[START OF Material]
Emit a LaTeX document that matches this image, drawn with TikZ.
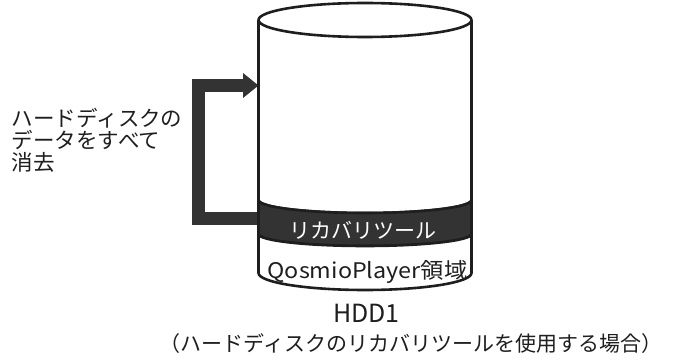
\documentclass[tikz,border=0pt]{standalone}
\usepackage{fontspec}
\setmainfont{Noto Sans CJK JP}
\definecolor{darkband}{HTML}{333333}
\definecolor{inkcol}{HTML}{1E1E1E}
\begin{document}
\begin{tikzpicture}[x=1pt,y=1pt,
  cyl/.style={draw=inkcol,line width=2.6pt,line join=round},
  bracket/.style={draw=darkband,line width=13pt,line join=miter},
  lbl/.style={inner sep=0pt,outer sep=0pt,text=inkcol,font=\fontsize{21.5pt}{23pt}\selectfont}]
\useasboundingbox (0,0) rectangle (673,362);
% bracket arrow
\coordinate (bstart) at (258.5,143);
\coordinate (bend) at (244,276.5);
\draw[bracket] (bstart) -- (198.5,143) -- (198.5,276.5) -- (bend);
\fill[darkband] (243,289) -- (258.5,276.5) -- (243,264) -- cycle;
% main white body
\draw[cyl,fill=white] (258.5,342) -- (258.5,162) arc[start angle=180,end angle=360,x radius=106.5,y radius=13] -- (471.5,342);
\draw[cyl] (365,342) ellipse[x radius=106.5,y radius=17];
% dark band
\draw[cyl,fill=darkband] (258.5,162) arc[start angle=180,end angle=360,x radius=106.5,y radius=13] -- (471.5,128) arc[start angle=0,end angle=-180,x radius=106.5,y radius=12] -- cycle;
% lower band
\draw[cyl,fill=white] (258.5,128) arc[start angle=180,end angle=360,x radius=106.5,y radius=12] -- (471.5,89) arc[start angle=0,end angle=-180,x radius=106.5,y radius=17] -- cycle;
% texts
\node[lbl,anchor=base west] (l1) at (12,235) {ハードディスクの};
\node[lbl,anchor=base west] (l2) at (12,213) {データをすべて};
\node[lbl,anchor=base west] (l3) at (12,191) {消去};
\node[lbl,anchor=base,text=white,font=\fontsize{21pt}{23pt}\selectfont] (rec) at (363,123) {リカバリツール};
\node[lbl,anchor=base] (qos) at (367.5,83) {\scalebox{1.085}[1]{QosmioPlayer領域}};
\node[lbl,anchor=base,font=\fontsize{25pt}{27pt}\selectfont] (hdd) at (366.5,39) {HDD1};
\node[lbl,anchor=base,font=\fontsize{21pt}{23pt}\selectfont] (cap) at (411,10) {（ハードディスクのリカバリツールを使用する場合）};
\end{tikzpicture}
\end{document}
[END OF Material]
→ **Requirements**
Copy the whole of the material above exactly, but not its images.

→ **Exercise solution**
Emit a LaTeX document that matches this image, drawn with TikZ.
\documentclass[tikz,border=0pt]{standalone}
\usepackage{fontspec}
\setmainfont{Noto Sans CJK JP}
\definecolor{darkband}{HTML}{333333}
\definecolor{inkcol}{HTML}{1E1E1E}
\begin{document}
\begin{tikzpicture}[x=1pt,y=1pt,
  cyl/.style={draw=inkcol,line width=2.6pt,line join=round},
  bracket/.style={draw=darkband,line width=13pt,line join=miter},
  lbl/.style={inner sep=0pt,outer sep=0pt,text=inkcol,font=\fontsize{21.5pt}{23pt}\selectfont}]
\useasboundingbox (0,0) rectangle (673,362);
% bracket arrow
\coordinate (bstart) at (258.5,143);
\coordinate (bend) at (244,276.5);
\draw[bracket] (bstart) -- (198.5,143) -- (198.5,276.5) -- (bend);
\fill[darkband] (243,289) -- (258.5,276.5) -- (243,264) -- cycle;
% main white body
\draw[cyl,fill=white] (258.5,342) -- (258.5,162) arc[start angle=180,end angle=360,x radius=106.5,y radius=13] -- (471.5,342);
\draw[cyl] (365,342) ellipse[x radius=106.5,y radius=17];
% dark band
\draw[cyl,fill=darkband] (258.5,162) arc[start angle=180,end angle=360,x radius=106.5,y radius=13] -- (471.5,128) arc[start angle=0,end angle=-180,x radius=106.5,y radius=12] -- cycle;
% lower band
\draw[cyl,fill=white] (258.5,128) arc[start angle=180,end angle=360,x radius=106.5,y radius=12] -- (471.5,89) arc[start angle=0,end angle=-180,x radius=106.5,y radius=17] -- cycle;
% texts
\node[lbl,anchor=base west] (l1) at (12,235) {ハードディスクの};
\node[lbl,anchor=base west] (l2) at (12,213) {データをすべて};
\node[lbl,anchor=base west] (l3) at (12,191) {消去};
\node[lbl,anchor=base,text=white,font=\fontsize{21pt}{23pt}\selectfont] (rec) at (363,123) {リカバリツール};
\node[lbl,anchor=base] (qos) at (367.5,83) {\scalebox{1.085}[1]{QosmioPlayer領域}};
\node[lbl,anchor=base,font=\fontsize{25pt}{27pt}\selectfont] (hdd) at (366.5,39) {HDD1};
\node[lbl,anchor=base,font=\fontsize{21pt}{23pt}\selectfont] (cap) at (411,10) {（ハードディスクのリカバリツールを使用する場合）};
\end{tikzpicture}
\end{document}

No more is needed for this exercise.